Brand new to this forum. 2011 Cruze met a deer on my way into work last week, and I purchased a 2018 Cruze Sedan, Diesel MT version. The dealership had a 30% off discount. It was marked down from $26k to $18k out the door pre-tax. Very happy about the purchase 

My father has the same vehicle, and has forewarned me about the soft, easily chipped paint. The dealership offered me the Scotchgard 3M protector for an additional $800. This covers the front of the vehicle, mirrors, backs of the doors, and other commonly scratched areas. 

I am wondering if there are any recommendations from you guys on better paint protection kits. I did some googling and it looks like the 3M kits are the most common. Thanks in advance.

Garrett


----------



## Rivergoer (Mar 30, 2017)

Welcome, congrats on the new diesel.

No experience with paint protection systems but couldn’t hurt to price it out with a local detailer. Might be able to save a few $$ (and avoid the interest if you’re financing).

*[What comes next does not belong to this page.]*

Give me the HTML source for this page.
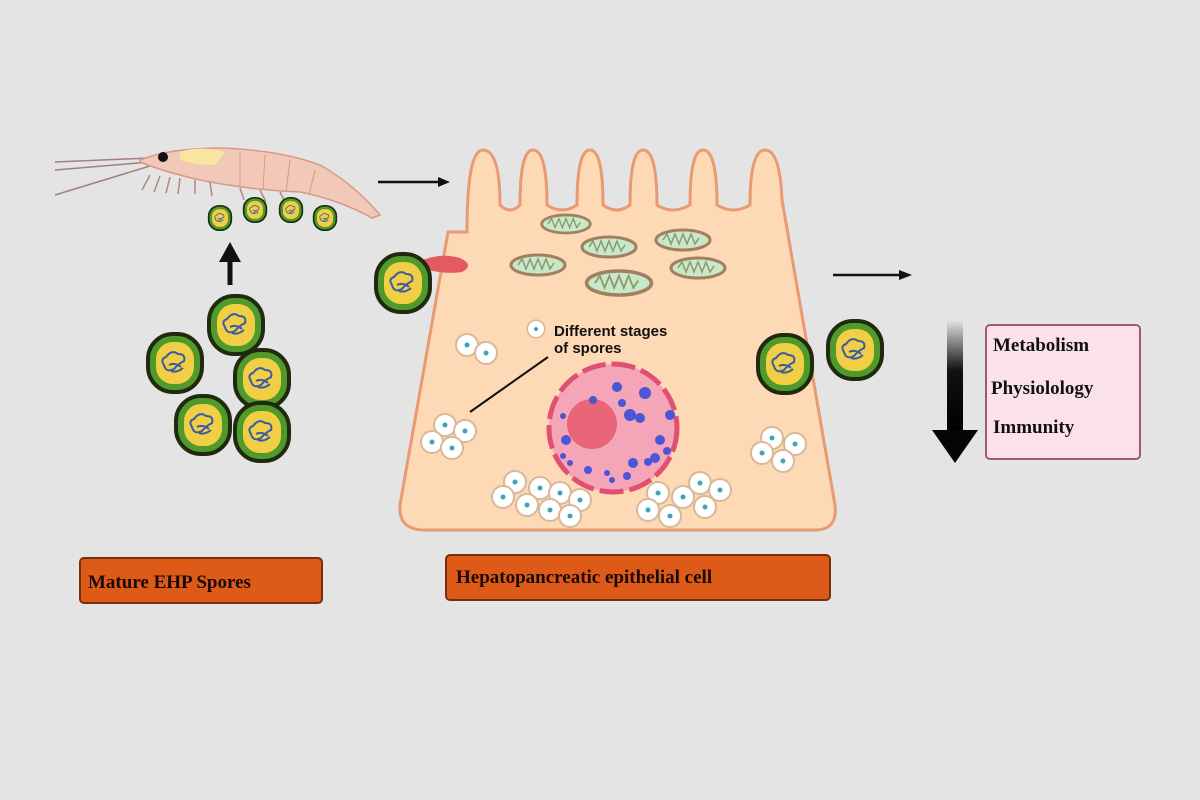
<!DOCTYPE html>
<html><head><meta charset="utf-8"><style>
html,body{margin:0;padding:0;background:#e4e4e4;}
svg{display:block}
text{font-family:"Liberation Serif",serif;font-weight:bold;}
</style></head><body>
<svg width="1200" height="800" viewBox="0 0 1200 800" xmlns="http://www.w3.org/2000/svg">
<defs>
<g id="sp">
<rect x="-27" y="-29" width="54" height="58" rx="25" fill="#4f9a2a" stroke="#1f2a10" stroke-width="4"/>
<rect x="-19" y="-21" width="38" height="42" rx="17" fill="#f0cf45"/>
<path d="M-9,-6 q6,-8 12,-3 q8,0 6,7 q-6,3 -10,8 q-8,4 -10,-4 q-4,-6 2,-8z M-6,2 q6,-3 12,2 M-4,8 q6,2 12,-3" fill="none" stroke="#3a5aa8" stroke-width="2"/>
</g>
<g id="sc">
<circle r="11" fill="#fff" stroke="#d8b898" stroke-width="2"/>
<circle r="2.5" fill="#3aa8b8"/>
</g>
<linearGradient id="ag" x1="0" y1="0" x2="0" y2="1">
<stop offset="0" stop-color="#e4e4e4"/><stop offset="0.45" stop-color="#111"/><stop offset="1" stop-color="#000"/>
</linearGradient>
<g id="mito">
<ellipse rx="27" ry="10" fill="#c8e8c8" stroke="#a08060" stroke-width="3"/>
<path d="M-20,0 l4,-6 l4,10 l4,-10 l4,10 l4,-10 l4,10 l4,-10 l4,10 l4,-6" fill="none" stroke="#8a9a70" stroke-width="1.5"/>
</g>
</defs>
<rect width="1200" height="800" fill="#e4e4e4"/>

<!-- shrimp -->
<g>
<path d="M55,162 L150,158 M55,170 L150,162 M55,195 L150,166" stroke="#a08080" stroke-width="1.5" fill="none"/>
<path d="M140,160 Q170,148 220,148 Q280,150 320,165 Q355,185 380,215 L372,218 Q340,200 300,192 Q250,190 200,180 Q165,172 140,162z" fill="#f2c8b8" stroke="#d89888" stroke-width="1.5"/>
<path d="M180,152 Q200,145 225,152 L215,165 Q195,165 180,160z" fill="#f8e6a0"/>
<circle cx="163" cy="157" r="5" fill="#111"/>
<path d="M150,175 l-8,15 M160,176 l-6,16 M170,177 l-4,16 M180,178 l-2,16 M195,180 l0,14 M210,182 l2,14 M240,188 l4,12 M260,190 l6,12 M280,192 l6,12" stroke="#b08878" stroke-width="1.5"/>
<path d="M240,152 l0,35 M265,155 l-2,35 M290,160 l-4,32 M315,170 l-6,25" stroke="#d89888" stroke-width="1"/>
</g>
<use href="#sp" transform="translate(220,218) scale(0.42)"/>
<use href="#sp" transform="translate(255,210) scale(0.42)"/>
<use href="#sp" transform="translate(291,210) scale(0.42)"/>
<use href="#sp" transform="translate(325,218) scale(0.42)"/>

<!-- up arrow -->
<path d="M230,285 L230,258" stroke="#111" stroke-width="5"/>
<polygon points="219,262 241,262 230,242" fill="#111"/>

<use href="#sp" transform="translate(236,325)"/>
<use href="#sp" transform="translate(175,363)"/>
<use href="#sp" transform="translate(262,379)"/>
<use href="#sp" transform="translate(203,425)"/>
<use href="#sp" transform="translate(262,432)"/>

<!-- arrow to cell -->
<path d="M378,182 L440,182" stroke="#111" stroke-width="2.5"/>
<polygon points="438,177 450,182 438,187" fill="#111"/>

<!-- cell -->
<path d="M400,505 L448,232 L467,232 Q467,150 483,150 Q500,150 500,205 Q510,215 520,205 Q520,150 533,150 Q547,150 547,205 Q562,215 577,205 Q577,150 590,150 Q603,150 603,205 Q617,215 630,205 Q630,150 643,150 Q657,150 657,205 Q672,215 690,205 Q690,150 703,150 Q717,150 717,205 Q733,215 750,205 Q750,150 765,150 Q780,150 782,200 L835,505 Q838,530 815,530 L425,530 Q398,530 400,505z" fill="#fdd9b5" stroke="#e89a72" stroke-width="3"/>
<use href="#mito" transform="translate(566,224) scale(0.9)"/>
<use href="#mito" transform="translate(609,247)"/>
<use href="#mito" transform="translate(683,240)"/>
<use href="#mito" transform="translate(538,265)"/>
<use href="#mito" transform="translate(698,268)"/>
<use href="#mito" transform="translate(619,283) scale(1.2)"/>
<!-- attached spore and pink tube -->
<path d="M418,262 Q440,252 460,258 Q475,265 462,272 Q445,275 420,268z" fill="#e35a60"/>
<use href="#sp" transform="translate(403,283)"/>

<!-- nucleus -->
<g transform="translate(0,8)">
<circle cx="613" cy="420" r="64" fill="#f4a5b8" stroke="#e05070" stroke-width="5" stroke-dasharray="24 6"/>
<circle cx="592" cy="416" r="25" fill="#e9657a"/>
<g fill="#4a55d8">
<circle cx="593" cy="392" r="4"/><circle cx="617" cy="379" r="5"/><circle cx="645" cy="385" r="6"/><circle cx="622" cy="395" r="4"/><circle cx="630" cy="407" r="6"/><circle cx="640" cy="410" r="5"/><circle cx="670" cy="407" r="5"/><circle cx="563" cy="408" r="3"/><circle cx="566" cy="432" r="5"/><circle cx="563" cy="448" r="3"/><circle cx="588" cy="462" r="4"/><circle cx="607" cy="465" r="3"/><circle cx="633" cy="455" r="5"/><circle cx="648" cy="454" r="4"/><circle cx="655" cy="450" r="5"/><circle cx="660" cy="432" r="5"/><circle cx="667" cy="443" r="4"/><circle cx="612" cy="472" r="3"/><circle cx="627" cy="468" r="4"/><circle cx="570" cy="455" r="3"/>
</g>
</g>

<!-- spore clusters -->
<use href="#sc" transform="translate(467,345)"/><use href="#sc" transform="translate(486,353)"/>
<use href="#sc" transform="translate(445,425)"/><use href="#sc" transform="translate(465,431)"/><use href="#sc" transform="translate(432,442)"/><use href="#sc" transform="translate(452,448)"/>
<use href="#sc" transform="translate(772,438)"/><use href="#sc" transform="translate(795,444)"/><use href="#sc" transform="translate(762,453)"/><use href="#sc" transform="translate(783,461)"/>
<use href="#sc" transform="translate(515,482)"/><use href="#sc" transform="translate(540,488)"/><use href="#sc" transform="translate(560,493)"/><use href="#sc" transform="translate(580,500)"/><use href="#sc" transform="translate(503,497)"/><use href="#sc" transform="translate(527,505)"/><use href="#sc" transform="translate(550,510)"/><use href="#sc" transform="translate(570,516)"/>
<use href="#sc" transform="translate(658,493)"/><use href="#sc" transform="translate(700,483)"/><use href="#sc" transform="translate(720,490)"/><use href="#sc" transform="translate(683,497)"/><use href="#sc" transform="translate(648,510)"/><use href="#sc" transform="translate(670,516)"/><use href="#sc" transform="translate(705,507)"/>
<use href="#sc" transform="translate(536,329) scale(0.8)"/>
<text x="554" y="336" font-size="15" fill="#111" style="font-family:'Liberation Sans',sans-serif">Different stages</text>
<text x="554" y="353" font-size="15" fill="#111" style="font-family:'Liberation Sans',sans-serif">of spores</text>
<path d="M548,357 L470,412" stroke="#111" stroke-width="2"/>

<!-- right spores -->
<use href="#sp" transform="translate(785,364)"/>
<use href="#sp" transform="translate(855,350)"/>

<path d="M833,275 L900,275" stroke="#111" stroke-width="2.5"/>
<polygon points="899,270 912,275 899,280" fill="#111"/>

<!-- down arrow -->
<rect x="947" y="320" width="16" height="112" fill="url(#ag)"/>
<polygon points="932,430 978,430 955,463" fill="#050505"/>

<rect x="986" y="325" width="154" height="134" rx="4" fill="#fbe2ea" stroke="#a25868" stroke-width="2"/>
<text x="993" y="351" font-size="19" fill="#111">Metabolism</text>
<text x="991" y="394" font-size="19" fill="#111">Physiolology</text>
<text x="993" y="433" font-size="19" fill="#111">Immunity</text>

<!-- labels -->
<rect x="80" y="558" width="242" height="45" rx="4" fill="#dd5a18" stroke="#7a2e10" stroke-width="2"/>
<text x="88" y="588" font-size="19" fill="#1a0a05">Mature EHP Spores</text>
<rect x="446" y="555" width="384" height="45" rx="4" fill="#dd5a18" stroke="#7a2e10" stroke-width="2"/>
<text x="456" y="583" font-size="19" fill="#1a0a05">Hepatopancreatic epithelial cell</text>
</svg>
</body></html>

Sounds like you got a GREAT deal.


----------



## Garrett552 (May 13, 2018)

Rivergoer said:


> Welcome, congrats on the new diesel.
> 
> No experience with paint protection systems but couldn’t hurt to price it out with a local detailer. Might be able to save a few $$ (and avoid the interest if you’re financing).
> 
> Sounds like you got a GREAT deal.



Thanks a lot I appreciate it. I found the exact 3M kit for $300 on Amazon. So I figure with install I could end up paying $400-$500 total.


----------



## BodhiBenz1987 (Jan 13, 2018)

Is the 3M kit like a "clear bra" kind of system? I was taking to a colleague who swears by Lamin-X, though it seemed a bit pricey. I was thinking I might want to invest in something like this ... after three weeks I already have a tiny but deep nick under the headlight and I'd like to prevent more of that.


----------